Now that the cell containing data in the group has been identified, the third loop can go through and perform the color changes for all the other cells in the group. The loop only runs for the column containing the active cell. The loop always starts from row 2 (the top) and runs for every row in the data set. The loop first checks if the outlying column contains the string "YES" - if it does, the name in the "Name" column is stored in a variable.
Once a name is stored, the loop starts over at row 2 until it finds a row with the same name. The loop has to start from the top again because there may be a row in the group that is above the cell containing data.
If the loop finds a matching name, it checks if the active column cell is the one that contains data. If it does not contain data, the cell is formatted red and the string "Yes" is added to the "Done?" column. If it does contain data, the cell is formatted with no fill and "Yes" is added to the "Done?" column.

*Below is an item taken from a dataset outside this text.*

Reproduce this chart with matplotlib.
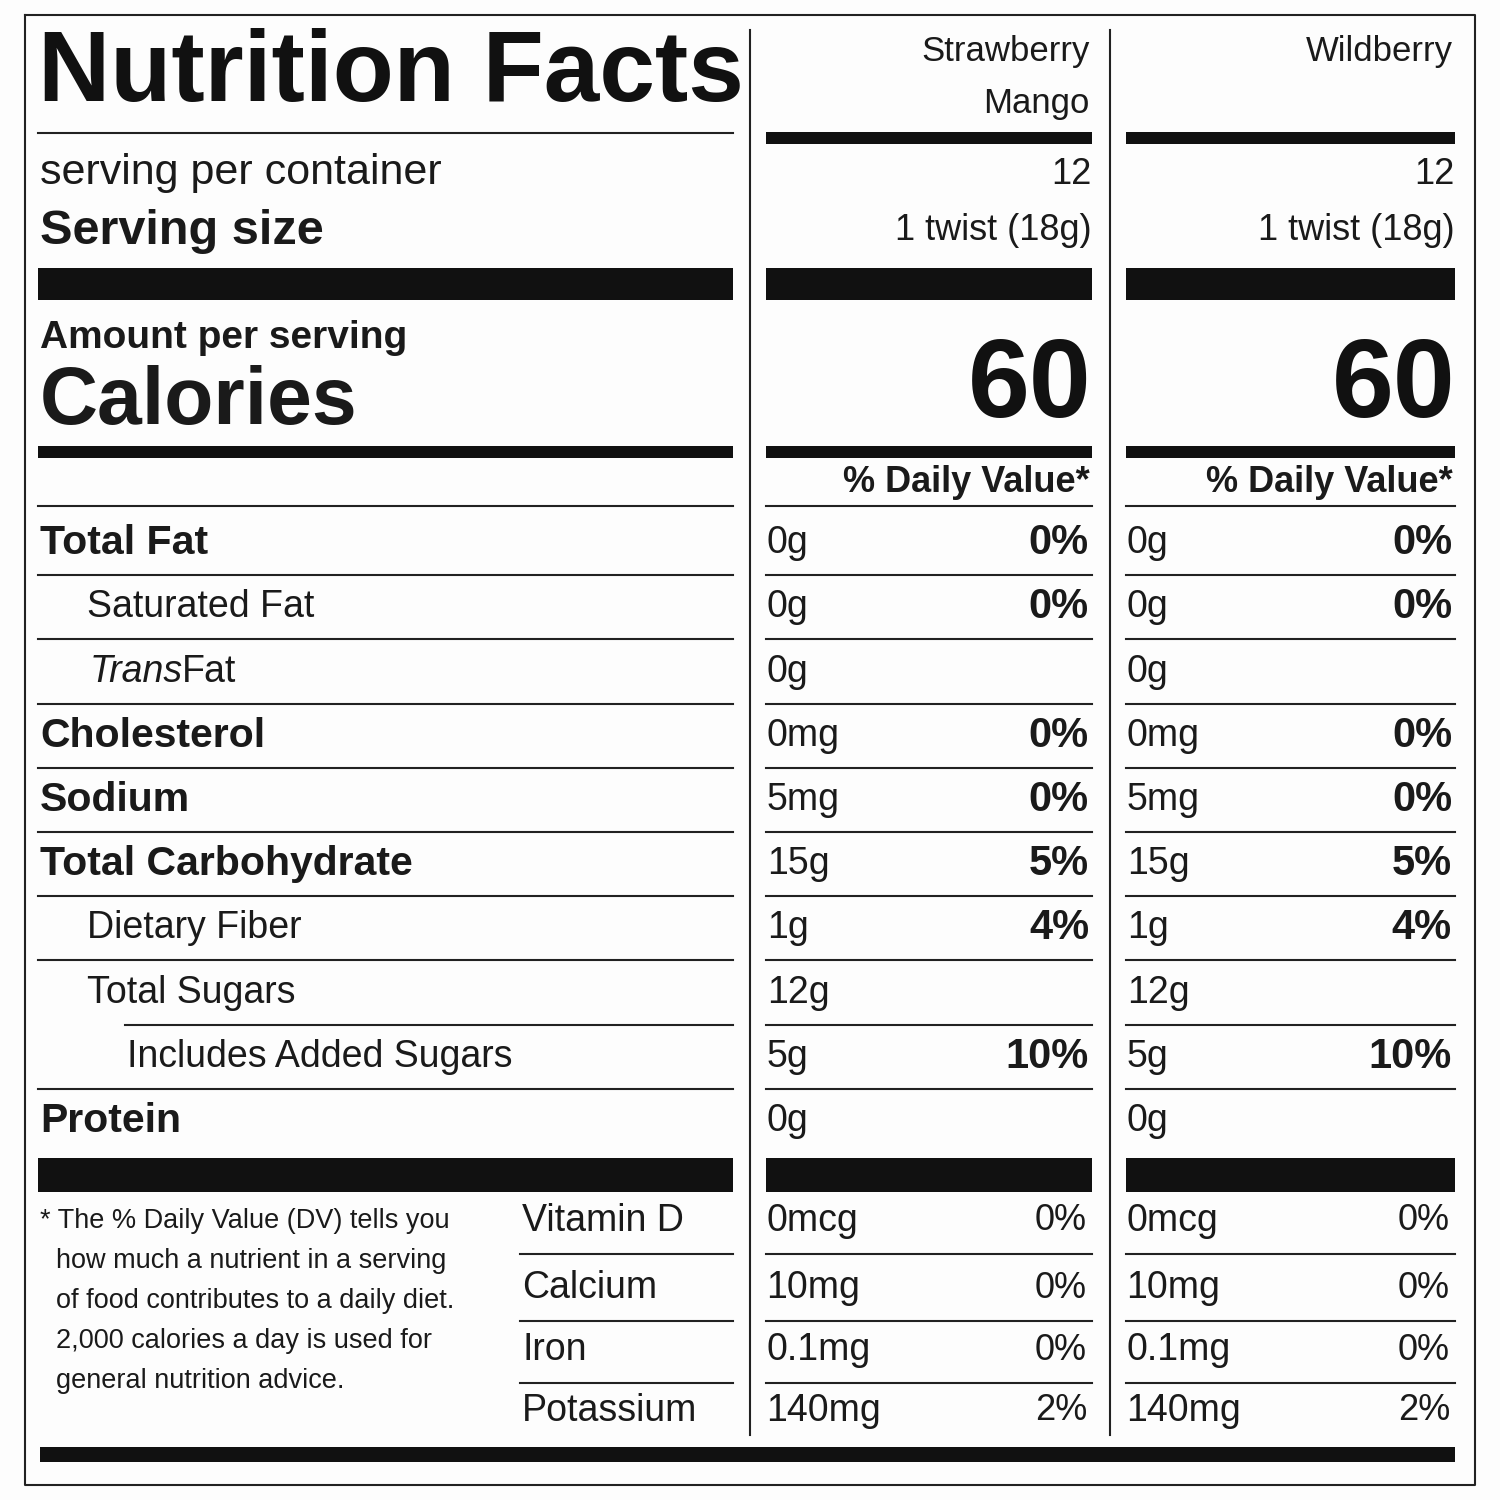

The fourth loop, which runs every time the macro runs, is dedicated to the situation where the user erases data. For example, if the user erased "Here" in cell B5 the cells in the group need to be un-formatted and corresponding Yes's removed - essentially an "Un-Do" function.
The fourth loop looks down the active column until it finds a red cell. Once it finds a red cell, it looks at the name in the "Name" column.
Similar to the third loop, it now starts back at the top and looks down the "Name" column until it finds a matching name. If the active column cell is empty and not red then store the name and start back from the top.
If the loop finds a matching name, remove the active column cell formatting and delete the "Yes" in the "Done?" column
This conditional formatting process requires a level of logic and adaptability that cannot easily (or ever) be accomplished by the native Excel functions alone. Creating a custom VBA macro to perform the task was our best option. While the whole macro requires four different nested loops to run each time the macro runs, the formatting is handled within a second or two at most for spreadsheets containing 500 rows. It may become sluggish with spreadsheets in the 1000's of rows. Initially, we had the macro run with each change in a cell (essentially running it on auto), however there were too many issues with this method, so we instead recommended assigning the macro to a hot key combo such as ctrl+x. A user can make any number of data additions or subtractions to the spreadsheet then run the macro rather than running the macro after each change.
The great thing about this project (or any project involving writing code) is the ability for us to accommodate any request made by the client. Since we are creating our own solution, there is essentially no limit to what functionality we can provide.